The immersive concert will debut in August, part of a milestone program that marks a decade of Beaker Street Festival.
Each winter, Hobart reminds us that the so-called “off-season" is anything but dormant. When Beaker Street Festival returns this year, the city will once again transform into a playground for curious minds – blending science, art and big ideas.
The 12-day program is enough to compel even the Vitamin D-deficient down south. But leading the charge is VAST – Where Sound Meets the Cosmos, a boundary-pushing concert that may just become the festival’s most talked-about event of 2026.
What is VAST?
Created exclusively for Beaker Street Festival, VAST is a concert experience unlike anything you’ve seen before. The immersive work forgoes the structure of a traditional performance, transforming Hobart’s Theatre Royal into a 360-degree sonic universe of live sound using a bespoke spatial‑audio system.

Upon entering the heritage building, guests will be instantly surrounded by more than 120 voices and 80 instrumentalists that swirl invisibly through the air. The experience is guided entirely by sound, with audiences encouraged to follow their auditory intuition. What you hear depends on where you’re positioned in the theatre, from the dress circle to the gallery and stalls, meaning no two seats will sound the same.

VAST is the brainchild of Tasmanian composer Constantine Koukias, who has developed the show alongside Dutch sound designer Willem van Erven Dorens and an international ensemble of musicians and vocalists. Each member is a master of their craft – from piano and violin to soprano and tenor – creating a truly powerful performance.
“I imagine the audience hanging weightless in the dark, drifting between unseen galaxies while their own heartbeat quietly locks into the music’s undertow. It isn’t a spectacle to look at, but a vastness you disappear into," says Koukias.

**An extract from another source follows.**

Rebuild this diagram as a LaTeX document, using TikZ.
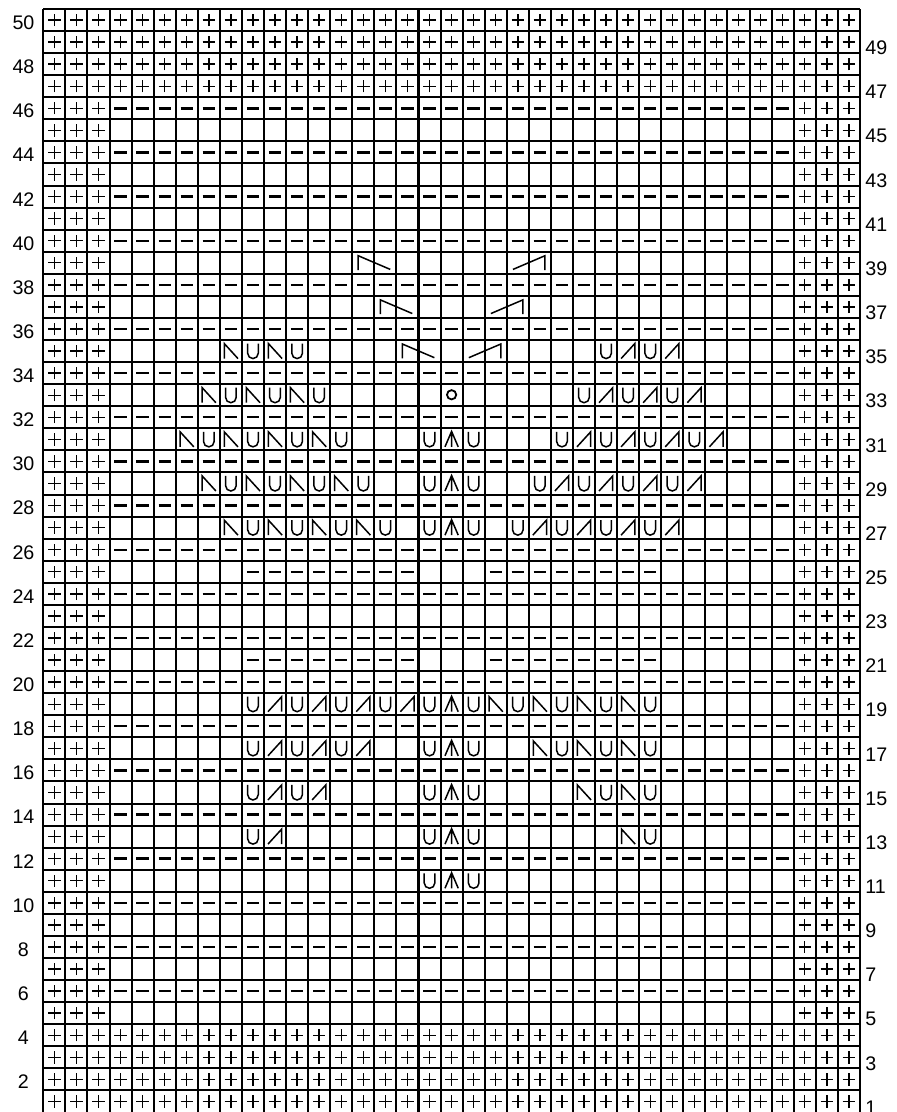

Inspired by dark energy, the multi-layered experience summons similar vibes to Dark Mofo, another beloved staple of Tasmania’s booming cultural calendar. These winter festivals are all about embracing what many Aussies label as “the off-season", proving time and again that the absence of sunshine doesn’t equal social shutdown. Here, the cooler months are not just part of the experience; they shape it.
More about Beaker Street Festival
VAST is just the beginning of Beaker Street’s expansive and mind-bending 2026 program. After 10 years of operation, this year’s ‘Second Act’ theme indicates a bold new chapter for the festival.
“A decade in, we’re redefining and reimagining," says founder, creative director and CEO of Beaker Street Festival, Dr Margo Adler. “At a time of reckoning and reinvention for humanity, this year’s theme is a provocation to interrogate our assumptions, invite debate, ask harder questions and reaffirm our connection with each other in real life. Oh, and have some fun too."

While the official program is yet to be released, previous years hint at a schedule that is sure to please. In 2025, over 70 events unfolded across venues throughout Hobart, from pub trivia and panel talks to immersive field trips and after-dark adventures.
Arguably the biggest highlight was Hobartica, an immersive polar precinct that transformed the city’s waterfront. Those in attendance were treated to night markets, ice pits, polar plunges, food trucks, art installations, live music performances and more. Loyal festivalgoers are keeping everything crossed for its return in 2026.
Guests will also have the opportunity to speak with experts from the fields that fascinate them most. Think astrophysicists, biologists, photographers, computer scientists and naturalists, as well as local Palawa who hold deep cultural knowledge and connection to Country.

“Events will unfold in theatres, museums, bars, nightclubs and public spaces," says Dr Adler. “Expect dark-energy music experiments, Antarctic encounters, conversations on psychedelics and neuroplasticity, cold case criminology, fermentation feasts, music, markets and late-night moments that stretch well beyond the lecture hall."
The details
Keen to get amongst it? I thought so. VAST – Where Sound Meets the Cosmos lands at Hobart’s Theatre Royal on 12 August 2026, with the immersive concert experience kicking off at 8pm. Tickets are on sale now, priced between $30–$80 depending on where you choose to sit.
Beaker Street Festival will take over the city from 6–17 August, with satellite events also staged around Tasmania. As for the rest of this year’s program, you’ll have to wait until May – but like any scientific endeavour, a little bit of theorising is always encouraged.
In Dr Adler’s words, “It’s about staying curious, staying brave and inviting audiences from across Australia to experience something they can’t find anywhere else. In Tasmania in winter, science isn’t something you observe, it’s something you step inside."